Bon Appetit celebrates Low Carbon Diet Day

The Great Hall is offering a special lunch menu today in celebration of Bon Appetit’s fourth annual Low Carbon Diet Day.  The goal of the event is to educate students on ways to eat with a minimal carbon footprint.
The Great Hall is offering a special lunch menu today in celebration of Bon Appetit’s fourth annual Low Carbon Diet Day. The goal of the event is to educate students on ways to eat with a minimal carbon footprint.

It’s easy being green—at least in the Great Hall.

The venue, operated by Bon Appetit Management Company, has recently been the focus of several campaigns aimed at improving its sustainability. The Great Hall is celebrating Bon Appetit’s fourth annual Low Carbon Diet Day today by offering a special lunch menu to highlight foods that are produced with low levels of carbon emissions.

Bon Appetit Marketing Manager Sarah McGowan said the event is designed to inform students of ways they can reduce the carbon footprint of the food they eat.
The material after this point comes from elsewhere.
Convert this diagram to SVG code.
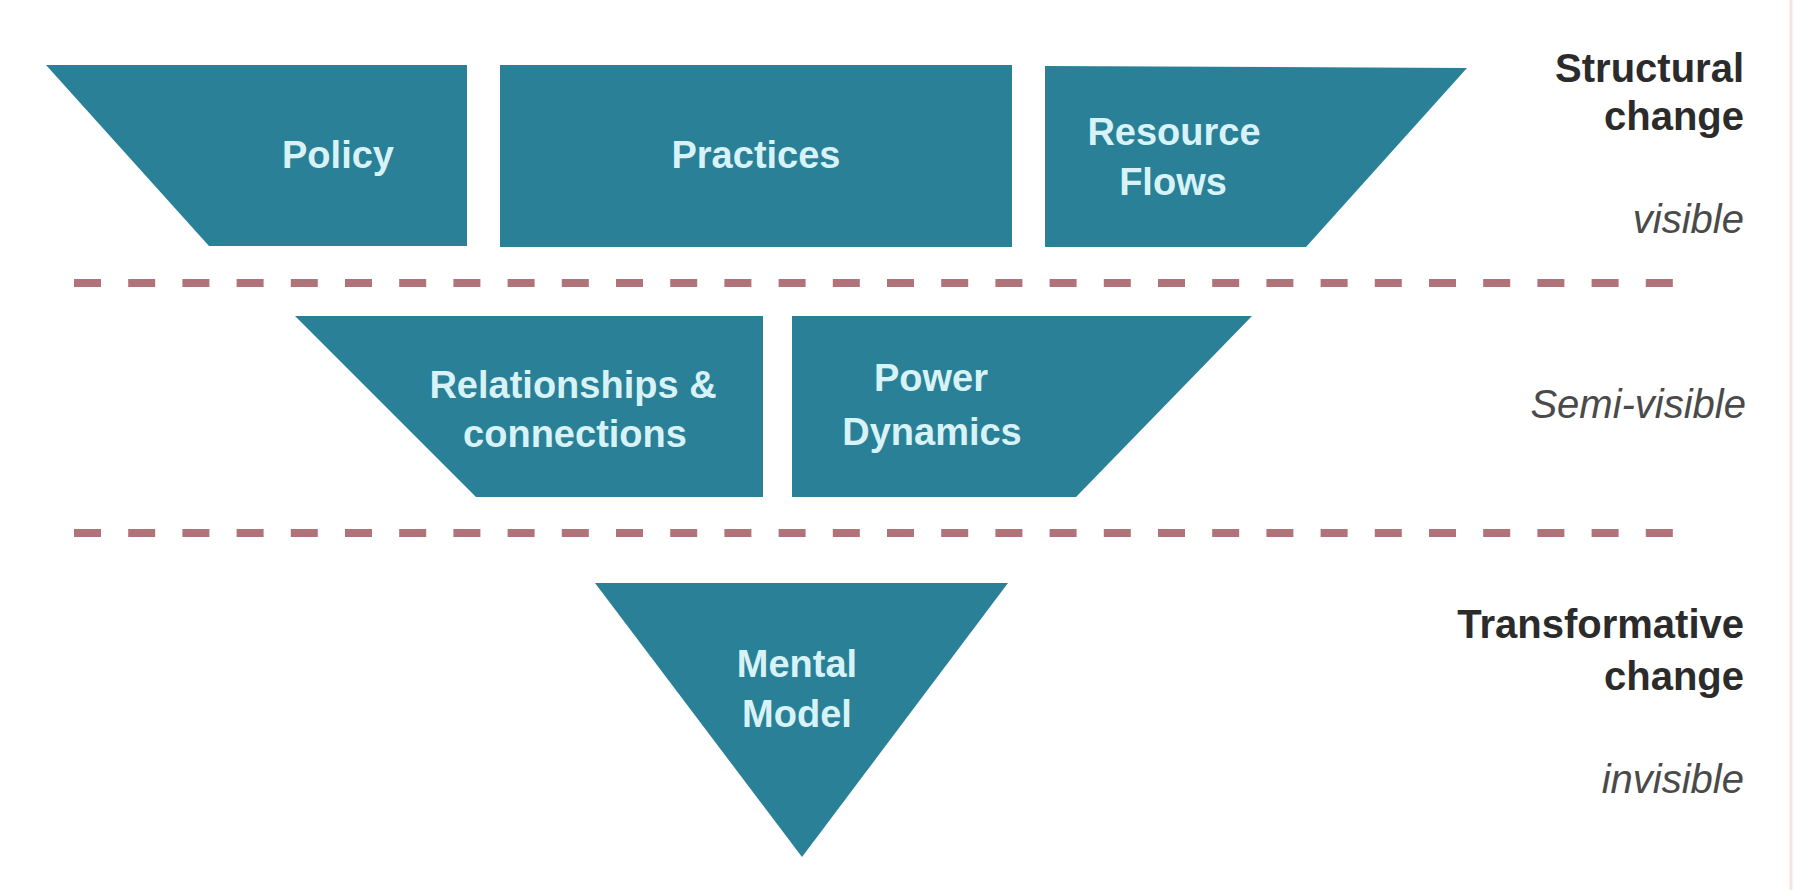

“Is it feasible to totally eliminate beef and cheese every single day?” she said. “No, but we can educate consumers [on] why decreasing consumption of those items could impact the environment in a positive way and hope that they elect to make those choices outside of our operations.”

The meals offered for lunch at the event will follow Bon Appetit’s “Top Five Low Carbon Diet Tips,” which include not wasting food, highlighting seasonal and regional foods and avoiding beef and cheese. Options will include brine-roasted pork and North Carolina rainbow trout.

Although the Great Hall’s menu will go back to normal after the event, McGowan said the event is part of Bon Appetit’s larger commitment to reduce carbon emissions.

“We have company-wide goals to decrease our cafe’s carbon ‘foodprint’ in the highest impact areas—beef and cheese reduction and food waste reduction—by 25 percent in 2012,” she said. “To date, Bon Appetit has reduced beef usage by 33 percent and food waste by nearly 25 percent nationwide.”

The Great Hall is not the only dining venue to launch sustainability initiatives. The Refectory is one of the greenest venues on campus and the Marketplace will also be participating in Low Carbon Diet Day, serving similar emission-reducing meals at lunch.

Junior Ben Soltoff, co-president of Environmental Alliance, said the Great Hall’s commitment to the environment was commendable even before the initiative began.

“Although most students don’t realize it, the Great Hall is one of the most sustainable eateries on campus,” Soltoff said. “It makes a dedicated effort to provide local, seasonal and organic food, often going above and beyond Bon Appetit’s national standards.”

Soltoff added that there is more work to be done, however, such as encouraging students to use the reusable clamshell containers currently available in the Great Hall, a project that the Environmental Alliance was involved in during the project's early stages.

“There is always room for improvement—more food could come from sustainable sources, and waste is a huge problem,” Soltoff said. “It is ridiculous and unacceptable how many students get plastic to-go containers and then stay in the Great Hall for their meal.”

Students are not the only ones who appreciate the Great Hall’s environmental consciousness. Director of Dining Services Jim Wulforst said he approved of the low-carbon initiatives and confirmed the administration’s commitment to sustainability.

“You are what you eat, and people need to understand the ramification of what they’re consuming,” Wulforst said. “Everybody needs to be very conscious of everything they buy as a consumer and everything they eat.”

Students can continue to make low-carbon meal choices after the Low Carbon Diet Day by eating local, seasonal and organic foods and by cutting back on meat, Soltoff said.

“The most important thing students can do is eat less meat, especially red meat,” he added. “While vegetarianism is the ideal environmental choice, simply cutting down on meat consumption can have a large effect.”

Ben Soltoff's quote has been updated to say that the Great Hall makes an effort to go "above and beyond Bon Appetit's national standards." Additionally, this article has been updated to reflect that the Environmental Alliance was involved in the reusable clamshell container project, but not an initiator, as a previous version reflected. The Chronicle regrets the errors.